--- begin Rows ---

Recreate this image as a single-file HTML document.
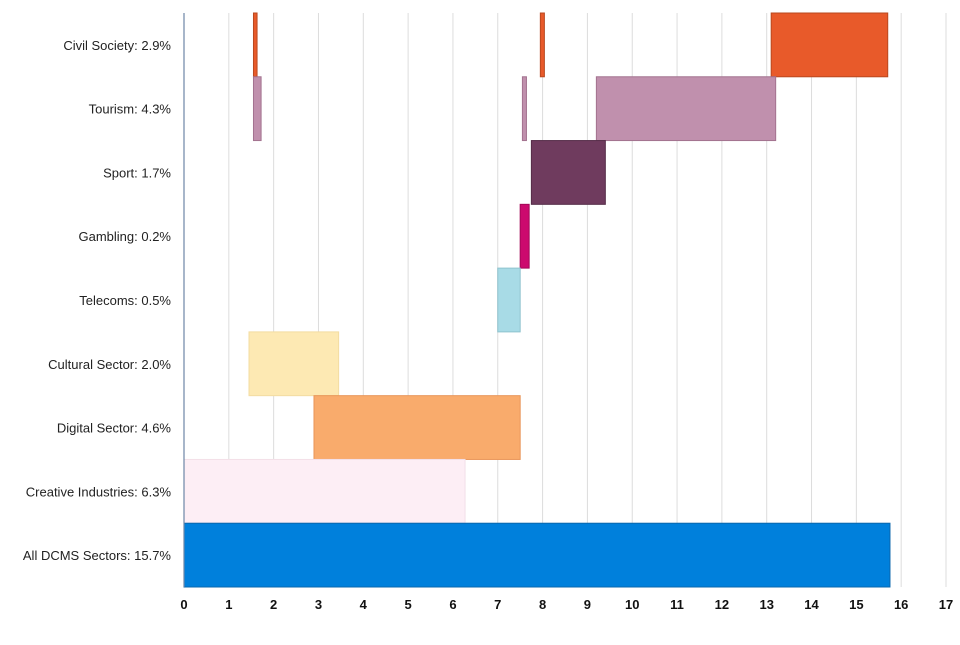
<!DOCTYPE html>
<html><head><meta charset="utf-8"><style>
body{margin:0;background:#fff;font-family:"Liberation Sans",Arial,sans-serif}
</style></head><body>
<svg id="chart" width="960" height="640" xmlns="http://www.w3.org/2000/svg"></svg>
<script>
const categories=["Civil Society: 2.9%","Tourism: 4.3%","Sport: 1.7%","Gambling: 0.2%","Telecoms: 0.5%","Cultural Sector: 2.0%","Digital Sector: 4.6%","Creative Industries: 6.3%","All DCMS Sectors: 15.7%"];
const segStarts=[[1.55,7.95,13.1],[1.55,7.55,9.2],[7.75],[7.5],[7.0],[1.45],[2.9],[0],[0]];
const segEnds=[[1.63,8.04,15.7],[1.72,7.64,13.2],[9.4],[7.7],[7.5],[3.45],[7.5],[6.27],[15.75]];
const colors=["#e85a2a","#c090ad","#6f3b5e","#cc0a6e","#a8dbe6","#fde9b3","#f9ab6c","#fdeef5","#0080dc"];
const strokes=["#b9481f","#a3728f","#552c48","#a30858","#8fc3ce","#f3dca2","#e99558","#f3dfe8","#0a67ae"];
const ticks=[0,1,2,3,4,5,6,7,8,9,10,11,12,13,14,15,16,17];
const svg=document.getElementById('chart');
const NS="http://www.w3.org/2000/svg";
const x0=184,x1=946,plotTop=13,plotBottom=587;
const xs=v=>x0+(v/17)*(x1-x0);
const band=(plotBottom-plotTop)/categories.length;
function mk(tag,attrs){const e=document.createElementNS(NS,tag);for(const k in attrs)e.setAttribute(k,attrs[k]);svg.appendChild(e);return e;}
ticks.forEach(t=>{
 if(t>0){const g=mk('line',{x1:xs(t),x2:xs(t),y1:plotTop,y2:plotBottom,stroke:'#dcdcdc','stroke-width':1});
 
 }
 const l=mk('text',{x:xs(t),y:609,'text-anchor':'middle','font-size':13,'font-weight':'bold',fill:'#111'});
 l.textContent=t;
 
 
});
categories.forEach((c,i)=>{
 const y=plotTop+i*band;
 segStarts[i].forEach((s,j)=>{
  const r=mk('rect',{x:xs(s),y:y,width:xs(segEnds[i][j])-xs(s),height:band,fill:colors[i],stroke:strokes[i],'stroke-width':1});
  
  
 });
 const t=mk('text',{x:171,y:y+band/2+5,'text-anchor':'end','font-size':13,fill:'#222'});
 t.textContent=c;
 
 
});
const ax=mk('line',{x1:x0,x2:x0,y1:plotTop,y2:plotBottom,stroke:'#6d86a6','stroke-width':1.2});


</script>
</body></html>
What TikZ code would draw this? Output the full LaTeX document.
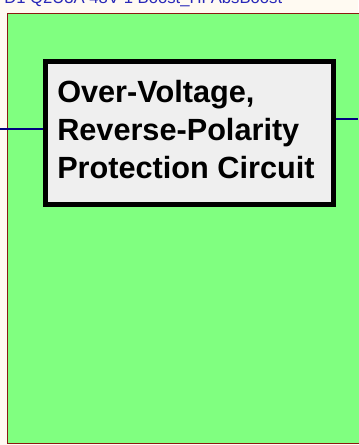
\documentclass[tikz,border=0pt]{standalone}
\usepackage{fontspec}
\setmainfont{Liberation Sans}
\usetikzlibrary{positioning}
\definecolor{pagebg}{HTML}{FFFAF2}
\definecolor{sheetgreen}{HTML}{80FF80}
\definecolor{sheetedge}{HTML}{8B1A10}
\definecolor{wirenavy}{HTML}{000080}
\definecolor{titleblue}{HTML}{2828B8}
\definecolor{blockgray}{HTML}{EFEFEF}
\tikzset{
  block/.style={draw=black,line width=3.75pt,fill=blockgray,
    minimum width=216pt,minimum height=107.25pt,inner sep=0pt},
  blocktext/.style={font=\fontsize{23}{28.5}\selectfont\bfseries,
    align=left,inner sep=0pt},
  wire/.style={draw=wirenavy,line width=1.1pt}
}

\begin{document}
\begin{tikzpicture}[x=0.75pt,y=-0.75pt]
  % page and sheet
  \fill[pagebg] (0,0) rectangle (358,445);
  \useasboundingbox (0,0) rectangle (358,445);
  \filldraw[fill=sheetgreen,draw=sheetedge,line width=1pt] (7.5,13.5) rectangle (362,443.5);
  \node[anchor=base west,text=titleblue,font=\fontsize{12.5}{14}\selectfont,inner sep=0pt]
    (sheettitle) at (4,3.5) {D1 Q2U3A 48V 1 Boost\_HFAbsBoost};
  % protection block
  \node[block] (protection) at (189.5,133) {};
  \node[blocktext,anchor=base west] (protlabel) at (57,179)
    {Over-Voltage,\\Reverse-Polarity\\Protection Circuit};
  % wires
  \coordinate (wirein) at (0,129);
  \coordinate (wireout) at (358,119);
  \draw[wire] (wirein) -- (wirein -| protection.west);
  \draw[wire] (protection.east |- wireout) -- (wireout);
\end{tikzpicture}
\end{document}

--- end Rows ---

▶ Exercise description
Do not include the images; transcribe the rest of the listing exactly.

▶ In response
Recreate this image as a single-file HTML document.
<!DOCTYPE html>
<html><head><meta charset="utf-8"><style>
body{margin:0;background:#fff;font-family:"Liberation Sans",Arial,sans-serif}
</style></head><body>
<svg id="chart" width="960" height="640" xmlns="http://www.w3.org/2000/svg"></svg>
<script>
const categories=["Civil Society: 2.9%","Tourism: 4.3%","Sport: 1.7%","Gambling: 0.2%","Telecoms: 0.5%","Cultural Sector: 2.0%","Digital Sector: 4.6%","Creative Industries: 6.3%","All DCMS Sectors: 15.7%"];
const segStarts=[[1.55,7.95,13.1],[1.55,7.55,9.2],[7.75],[7.5],[7.0],[1.45],[2.9],[0],[0]];
const segEnds=[[1.63,8.04,15.7],[1.72,7.64,13.2],[9.4],[7.7],[7.5],[3.45],[7.5],[6.27],[15.75]];
const colors=["#e85a2a","#c090ad","#6f3b5e","#cc0a6e","#a8dbe6","#fde9b3","#f9ab6c","#fdeef5","#0080dc"];
const strokes=["#b9481f","#a3728f","#552c48","#a30858","#8fc3ce","#f3dca2","#e99558","#f3dfe8","#0a67ae"];
const ticks=[0,1,2,3,4,5,6,7,8,9,10,11,12,13,14,15,16,17];
const svg=document.getElementById('chart');
const NS="http://www.w3.org/2000/svg";
const x0=184,x1=946,plotTop=13,plotBottom=587;
const xs=v=>x0+(v/17)*(x1-x0);
const band=(plotBottom-plotTop)/categories.length;
function mk(tag,attrs){const e=document.createElementNS(NS,tag);for(const k in attrs)e.setAttribute(k,attrs[k]);svg.appendChild(e);return e;}
ticks.forEach(t=>{
 if(t>0){const g=mk('line',{x1:xs(t),x2:xs(t),y1:plotTop,y2:plotBottom,stroke:'#dcdcdc','stroke-width':1});
 
 }
 const l=mk('text',{x:xs(t),y:609,'text-anchor':'middle','font-size':13,'font-weight':'bold',fill:'#111'});
 l.textContent=t;
 
 
});
categories.forEach((c,i)=>{
 const y=plotTop+i*band;
 segStarts[i].forEach((s,j)=>{
  const r=mk('rect',{x:xs(s),y:y,width:xs(segEnds[i][j])-xs(s),height:band,fill:colors[i],stroke:strokes[i],'stroke-width':1});
  
  
 });
 const t=mk('text',{x:171,y:y+band/2+5,'text-anchor':'end','font-size':13,fill:'#222'});
 t.textContent=c;
 
 
});
const ax=mk('line',{x1:x0,x2:x0,y1:plotTop,y2:plotBottom,stroke:'#6d86a6','stroke-width':1.2});


</script>
</body></html>
What TikZ code would draw this? Output the full LaTeX document.
\documentclass[tikz,border=0pt]{standalone}
\usepackage{fontspec}
\setmainfont{Liberation Sans}
\usetikzlibrary{positioning}
\definecolor{pagebg}{HTML}{FFFAF2}
\definecolor{sheetgreen}{HTML}{80FF80}
\definecolor{sheetedge}{HTML}{8B1A10}
\definecolor{wirenavy}{HTML}{000080}
\definecolor{titleblue}{HTML}{2828B8}
\definecolor{blockgray}{HTML}{EFEFEF}
\tikzset{
  block/.style={draw=black,line width=3.75pt,fill=blockgray,
    minimum width=216pt,minimum height=107.25pt,inner sep=0pt},
  blocktext/.style={font=\fontsize{23}{28.5}\selectfont\bfseries,
    align=left,inner sep=0pt},
  wire/.style={draw=wirenavy,line width=1.1pt}
}

\begin{document}
\begin{tikzpicture}[x=0.75pt,y=-0.75pt]
  % page and sheet
  \fill[pagebg] (0,0) rectangle (358,445);
  \useasboundingbox (0,0) rectangle (358,445);
  \filldraw[fill=sheetgreen,draw=sheetedge,line width=1pt] (7.5,13.5) rectangle (362,443.5);
  \node[anchor=base west,text=titleblue,font=\fontsize{12.5}{14}\selectfont,inner sep=0pt]
    (sheettitle) at (4,3.5) {D1 Q2U3A 48V 1 Boost\_HFAbsBoost};
  % protection block
  \node[block] (protection) at (189.5,133) {};
  \node[blocktext,anchor=base west] (protlabel) at (57,179)
    {Over-Voltage,\\Reverse-Polarity\\Protection Circuit};
  % wires
  \coordinate (wirein) at (0,129);
  \coordinate (wireout) at (358,119);
  \draw[wire] (wirein) -- (wirein -| protection.west);
  \draw[wire] (protection.east |- wireout) -- (wireout);
\end{tikzpicture}
\end{document}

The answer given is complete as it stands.